### Input material ###
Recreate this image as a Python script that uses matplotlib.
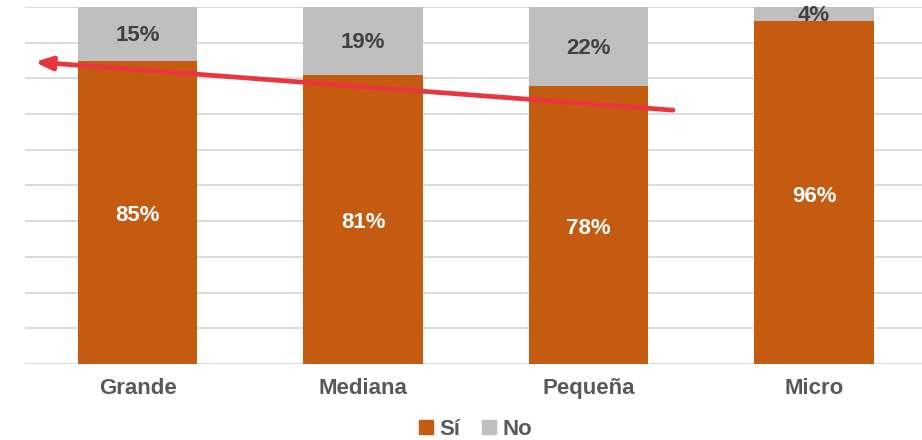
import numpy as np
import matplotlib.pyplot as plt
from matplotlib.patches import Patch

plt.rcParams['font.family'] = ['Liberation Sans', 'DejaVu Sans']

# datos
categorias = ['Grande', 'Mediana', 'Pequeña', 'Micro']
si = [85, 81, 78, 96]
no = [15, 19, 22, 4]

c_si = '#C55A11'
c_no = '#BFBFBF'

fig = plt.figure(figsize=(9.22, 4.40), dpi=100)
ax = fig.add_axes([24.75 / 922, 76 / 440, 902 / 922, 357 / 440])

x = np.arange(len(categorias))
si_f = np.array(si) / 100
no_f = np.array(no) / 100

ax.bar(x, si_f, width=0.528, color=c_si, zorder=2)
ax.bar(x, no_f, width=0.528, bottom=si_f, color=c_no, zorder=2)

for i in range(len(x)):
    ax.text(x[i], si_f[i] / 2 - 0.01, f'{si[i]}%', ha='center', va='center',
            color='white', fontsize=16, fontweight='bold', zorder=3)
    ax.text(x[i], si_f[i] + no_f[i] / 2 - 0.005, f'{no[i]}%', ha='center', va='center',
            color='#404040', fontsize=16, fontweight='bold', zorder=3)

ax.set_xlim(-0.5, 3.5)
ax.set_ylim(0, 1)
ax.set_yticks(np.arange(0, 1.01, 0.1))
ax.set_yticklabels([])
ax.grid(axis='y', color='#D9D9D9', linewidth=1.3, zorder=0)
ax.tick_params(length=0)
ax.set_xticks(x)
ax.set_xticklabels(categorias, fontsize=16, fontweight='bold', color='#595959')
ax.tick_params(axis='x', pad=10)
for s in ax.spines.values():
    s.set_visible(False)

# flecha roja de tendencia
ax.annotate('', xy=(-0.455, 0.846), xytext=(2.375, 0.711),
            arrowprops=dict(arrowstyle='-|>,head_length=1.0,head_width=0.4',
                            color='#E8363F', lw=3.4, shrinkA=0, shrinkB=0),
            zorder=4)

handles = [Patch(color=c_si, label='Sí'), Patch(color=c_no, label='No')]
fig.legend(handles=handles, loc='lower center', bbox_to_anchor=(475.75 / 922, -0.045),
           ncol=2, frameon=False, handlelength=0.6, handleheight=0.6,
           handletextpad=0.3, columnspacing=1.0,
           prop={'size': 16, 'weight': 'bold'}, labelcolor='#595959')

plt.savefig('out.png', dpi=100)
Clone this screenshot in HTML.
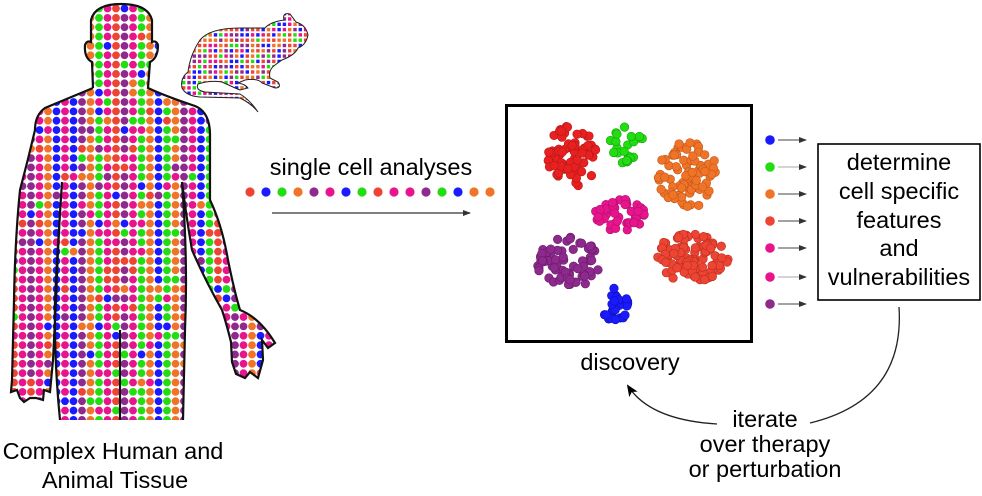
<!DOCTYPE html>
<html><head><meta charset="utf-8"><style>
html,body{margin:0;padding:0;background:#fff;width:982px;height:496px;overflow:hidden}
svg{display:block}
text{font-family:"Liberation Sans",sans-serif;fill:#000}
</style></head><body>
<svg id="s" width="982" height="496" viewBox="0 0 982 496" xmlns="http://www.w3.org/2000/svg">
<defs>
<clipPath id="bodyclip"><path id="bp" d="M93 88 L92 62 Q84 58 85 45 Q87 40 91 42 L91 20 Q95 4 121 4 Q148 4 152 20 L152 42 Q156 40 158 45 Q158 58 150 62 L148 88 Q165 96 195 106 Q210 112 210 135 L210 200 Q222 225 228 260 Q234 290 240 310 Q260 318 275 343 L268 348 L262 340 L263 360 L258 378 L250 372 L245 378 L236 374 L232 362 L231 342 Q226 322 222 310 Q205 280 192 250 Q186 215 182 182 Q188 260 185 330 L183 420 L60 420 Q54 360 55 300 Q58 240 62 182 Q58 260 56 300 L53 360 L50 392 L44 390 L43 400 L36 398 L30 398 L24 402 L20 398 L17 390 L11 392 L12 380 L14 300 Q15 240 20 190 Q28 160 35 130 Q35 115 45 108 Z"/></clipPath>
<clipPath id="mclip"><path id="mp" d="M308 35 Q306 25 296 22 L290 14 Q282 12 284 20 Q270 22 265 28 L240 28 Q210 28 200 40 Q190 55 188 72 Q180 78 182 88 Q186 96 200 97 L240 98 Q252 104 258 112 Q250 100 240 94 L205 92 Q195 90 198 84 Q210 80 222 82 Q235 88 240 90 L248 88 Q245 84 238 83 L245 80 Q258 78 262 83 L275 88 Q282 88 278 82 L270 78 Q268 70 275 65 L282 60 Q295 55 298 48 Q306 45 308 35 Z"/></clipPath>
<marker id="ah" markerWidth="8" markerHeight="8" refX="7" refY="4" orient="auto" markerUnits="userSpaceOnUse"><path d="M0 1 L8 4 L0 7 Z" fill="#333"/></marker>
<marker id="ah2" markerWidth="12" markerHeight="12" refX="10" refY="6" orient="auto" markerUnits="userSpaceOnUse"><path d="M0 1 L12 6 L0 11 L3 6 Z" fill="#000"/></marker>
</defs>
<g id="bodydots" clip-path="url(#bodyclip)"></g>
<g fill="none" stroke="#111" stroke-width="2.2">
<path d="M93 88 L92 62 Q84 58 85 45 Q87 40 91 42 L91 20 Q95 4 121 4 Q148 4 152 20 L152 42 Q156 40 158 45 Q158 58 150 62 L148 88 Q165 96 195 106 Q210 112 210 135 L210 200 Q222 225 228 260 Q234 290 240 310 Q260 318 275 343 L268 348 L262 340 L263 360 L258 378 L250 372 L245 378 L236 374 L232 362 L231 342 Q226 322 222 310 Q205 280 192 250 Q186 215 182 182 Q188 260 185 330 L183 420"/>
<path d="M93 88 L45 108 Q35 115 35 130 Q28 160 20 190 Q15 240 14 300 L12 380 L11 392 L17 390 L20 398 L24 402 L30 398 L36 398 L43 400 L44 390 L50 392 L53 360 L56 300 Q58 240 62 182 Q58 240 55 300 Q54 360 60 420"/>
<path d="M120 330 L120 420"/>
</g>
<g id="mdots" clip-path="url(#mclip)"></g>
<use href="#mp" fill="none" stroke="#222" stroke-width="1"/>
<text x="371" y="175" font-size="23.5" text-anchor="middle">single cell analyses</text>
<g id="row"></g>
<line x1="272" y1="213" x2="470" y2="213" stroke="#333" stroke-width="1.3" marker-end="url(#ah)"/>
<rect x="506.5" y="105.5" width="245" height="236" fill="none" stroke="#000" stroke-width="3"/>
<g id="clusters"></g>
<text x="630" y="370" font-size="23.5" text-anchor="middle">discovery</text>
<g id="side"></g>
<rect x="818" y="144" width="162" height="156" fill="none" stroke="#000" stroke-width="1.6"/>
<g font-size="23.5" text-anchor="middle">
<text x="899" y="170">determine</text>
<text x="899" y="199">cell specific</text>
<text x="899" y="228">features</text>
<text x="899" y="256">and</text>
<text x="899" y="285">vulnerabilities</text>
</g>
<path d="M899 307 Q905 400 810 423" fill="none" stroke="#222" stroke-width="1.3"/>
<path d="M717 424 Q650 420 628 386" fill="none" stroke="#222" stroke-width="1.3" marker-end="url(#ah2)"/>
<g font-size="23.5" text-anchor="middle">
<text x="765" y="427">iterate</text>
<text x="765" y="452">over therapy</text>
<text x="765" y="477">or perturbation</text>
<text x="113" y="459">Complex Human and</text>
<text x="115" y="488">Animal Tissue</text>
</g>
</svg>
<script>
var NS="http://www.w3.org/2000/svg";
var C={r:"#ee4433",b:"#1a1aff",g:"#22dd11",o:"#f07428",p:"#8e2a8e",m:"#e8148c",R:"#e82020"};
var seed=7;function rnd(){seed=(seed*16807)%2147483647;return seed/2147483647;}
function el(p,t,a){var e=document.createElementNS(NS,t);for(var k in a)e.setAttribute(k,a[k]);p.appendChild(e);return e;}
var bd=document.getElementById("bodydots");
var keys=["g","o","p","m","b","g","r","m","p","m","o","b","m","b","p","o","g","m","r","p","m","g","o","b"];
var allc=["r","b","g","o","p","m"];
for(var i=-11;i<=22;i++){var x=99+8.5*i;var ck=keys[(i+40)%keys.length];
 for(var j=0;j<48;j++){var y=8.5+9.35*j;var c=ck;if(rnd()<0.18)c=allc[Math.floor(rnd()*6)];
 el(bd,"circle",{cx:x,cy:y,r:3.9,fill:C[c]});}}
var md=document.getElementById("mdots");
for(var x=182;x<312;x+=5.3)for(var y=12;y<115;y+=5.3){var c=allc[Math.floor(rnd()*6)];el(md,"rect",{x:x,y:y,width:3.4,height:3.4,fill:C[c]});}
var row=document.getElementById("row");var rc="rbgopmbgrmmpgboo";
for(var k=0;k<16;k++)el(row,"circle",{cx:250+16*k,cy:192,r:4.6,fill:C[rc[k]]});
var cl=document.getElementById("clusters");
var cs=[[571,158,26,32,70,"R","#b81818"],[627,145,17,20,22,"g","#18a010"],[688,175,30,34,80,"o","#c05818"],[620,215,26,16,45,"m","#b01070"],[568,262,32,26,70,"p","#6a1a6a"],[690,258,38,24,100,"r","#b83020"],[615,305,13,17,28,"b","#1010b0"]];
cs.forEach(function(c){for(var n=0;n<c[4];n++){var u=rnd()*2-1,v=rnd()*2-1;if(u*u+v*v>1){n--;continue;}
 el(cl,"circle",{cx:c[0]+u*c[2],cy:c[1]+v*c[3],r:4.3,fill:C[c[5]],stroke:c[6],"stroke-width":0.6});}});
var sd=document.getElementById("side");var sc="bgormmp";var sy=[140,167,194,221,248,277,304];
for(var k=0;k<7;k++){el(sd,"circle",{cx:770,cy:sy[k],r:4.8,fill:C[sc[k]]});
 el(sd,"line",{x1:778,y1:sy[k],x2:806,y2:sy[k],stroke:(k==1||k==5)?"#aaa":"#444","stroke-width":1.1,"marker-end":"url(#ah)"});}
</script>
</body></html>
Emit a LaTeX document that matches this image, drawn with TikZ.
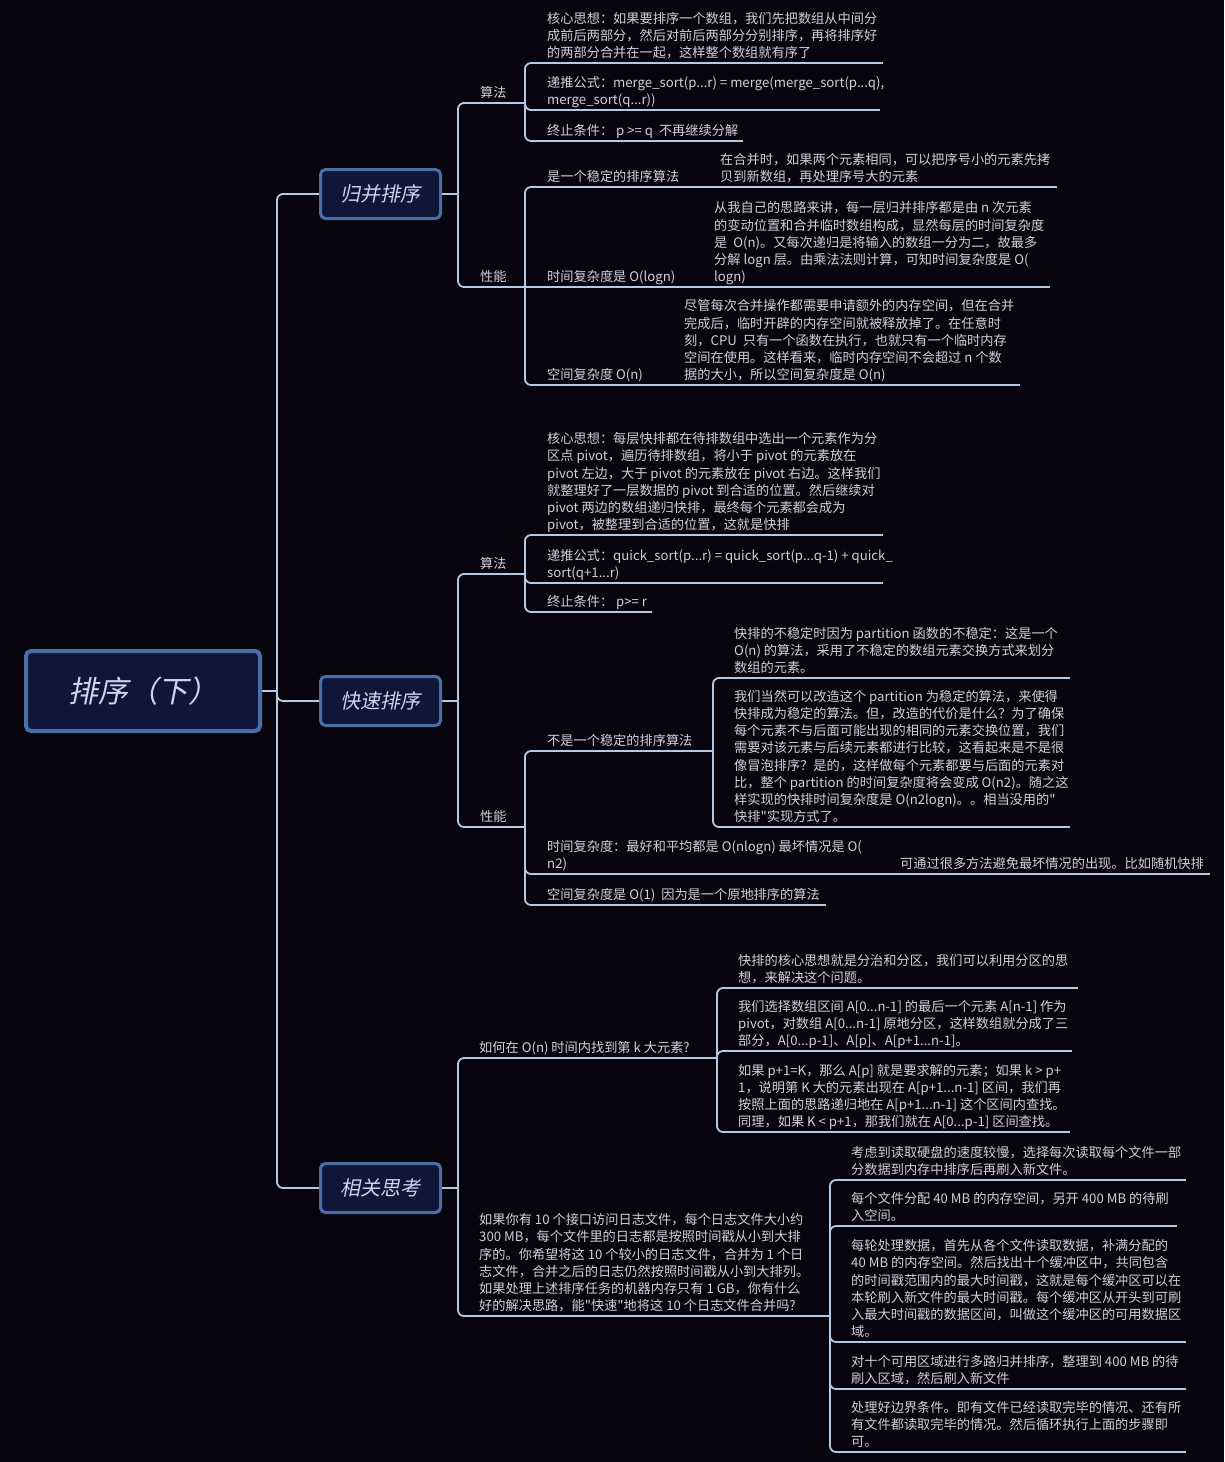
###
Go back to the entries above and restate word for word every line from the first through the one that contains "plt.savefig('out.png', dpi=100)", leaving the pictures behind.

▶ _Expected output_:
Recreate this image as a Python script that uses matplotlib.
import numpy as np
import matplotlib.pyplot as plt
from matplotlib.patches import Patch

plt.rcParams['font.family'] = ['Liberation Sans', 'DejaVu Sans']

# datos
categorias = ['Grande', 'Mediana', 'Pequeña', 'Micro']
si = [85, 81, 78, 96]
no = [15, 19, 22, 4]

c_si = '#C55A11'
c_no = '#BFBFBF'

fig = plt.figure(figsize=(9.22, 4.40), dpi=100)
ax = fig.add_axes([24.75 / 922, 76 / 440, 902 / 922, 357 / 440])

x = np.arange(len(categorias))
si_f = np.array(si) / 100
no_f = np.array(no) / 100

ax.bar(x, si_f, width=0.528, color=c_si, zorder=2)
ax.bar(x, no_f, width=0.528, bottom=si_f, color=c_no, zorder=2)

for i in range(len(x)):
    ax.text(x[i], si_f[i] / 2 - 0.01, f'{si[i]}%', ha='center', va='center',
            color='white', fontsize=16, fontweight='bold', zorder=3)
    ax.text(x[i], si_f[i] + no_f[i] / 2 - 0.005, f'{no[i]}%', ha='center', va='center',
            color='#404040', fontsize=16, fontweight='bold', zorder=3)

ax.set_xlim(-0.5, 3.5)
ax.set_ylim(0, 1)
ax.set_yticks(np.arange(0, 1.01, 0.1))
ax.set_yticklabels([])
ax.grid(axis='y', color='#D9D9D9', linewidth=1.3, zorder=0)
ax.tick_params(length=0)
ax.set_xticks(x)
ax.set_xticklabels(categorias, fontsize=16, fontweight='bold', color='#595959')
ax.tick_params(axis='x', pad=10)
for s in ax.spines.values():
    s.set_visible(False)

# flecha roja de tendencia
ax.annotate('', xy=(-0.455, 0.846), xytext=(2.375, 0.711),
            arrowprops=dict(arrowstyle='-|>,head_length=1.0,head_width=0.4',
                            color='#E8363F', lw=3.4, shrinkA=0, shrinkB=0),
            zorder=4)

handles = [Patch(color=c_si, label='Sí'), Patch(color=c_no, label='No')]
fig.legend(handles=handles, loc='lower center', bbox_to_anchor=(475.75 / 922, -0.045),
           ncol=2, frameon=False, handlelength=0.6, handleheight=0.6,
           handletextpad=0.3, columnspacing=1.0,
           prop={'size': 16, 'weight': 'bold'}, labelcolor='#595959')

plt.savefig('out.png', dpi=100)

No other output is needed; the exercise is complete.